Each judge was an industry expert, asking students critical-thinking questions for potential business issues as well as clarification questions on different topics depending on their specialty.
“The first step is building the team [and] establishing the time commitment for the project. Once we have the group established, there is a long list of rules and expectations. The students [[…]] break the project into parts for each person in the group,” explained Dwyer.
All parts come with a huge responsibility, but in addition to that, they must make sure their plan will work for everyone else.
“Each student is responsible for the research for the category and must present it to the group. Once the information is collected, students build a business plan and present it to judges,” Dwyer added.
Students shared that the plan took much time, even after school ended. For example, OH junior Aiden Emanuel and senior Goldstein spent at least three to six hours per week after school and occasionally met during the weekends to turn their ideas into a fully-fledged concept.
“We met once or twice every week for the past month or two, and then every day the week of March 2nd in order to rehearse. While we started coming up with ideas in January, most of the work was done throughout February,” said Goldstein.

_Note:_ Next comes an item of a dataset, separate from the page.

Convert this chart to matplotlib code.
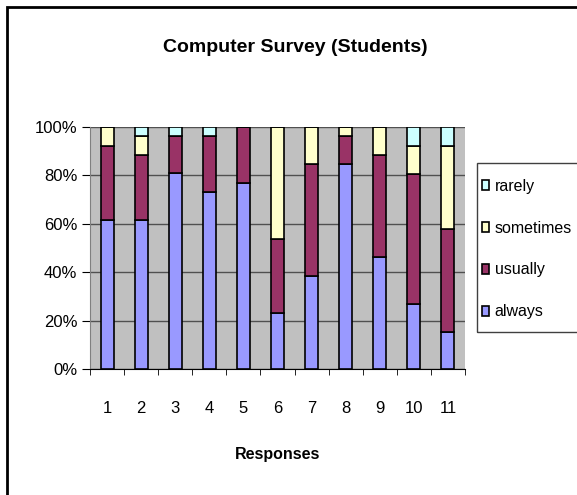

All the students who attended the competition were seniors Phoenix Goldstein, Vincent LaMantia, Alexa Torres, and Kristen Gubricky, with junior Aiden Emanuel supporting them and the concept behind the scenes.
“I decided to compete in Prostart this year [since] I [want] to go into the restaurant management industry, and [I] was excited to meet people who showed interest in going into the culinary world,” said junior Aiden Emanuel.
Overall, each interviewed student expressed their excitement about not only getting third place but being able to participate in the event.
“I really enjoyed [my] time there, and it was a fun experience being able to see other teams present their concepts or food,” said Goldstein.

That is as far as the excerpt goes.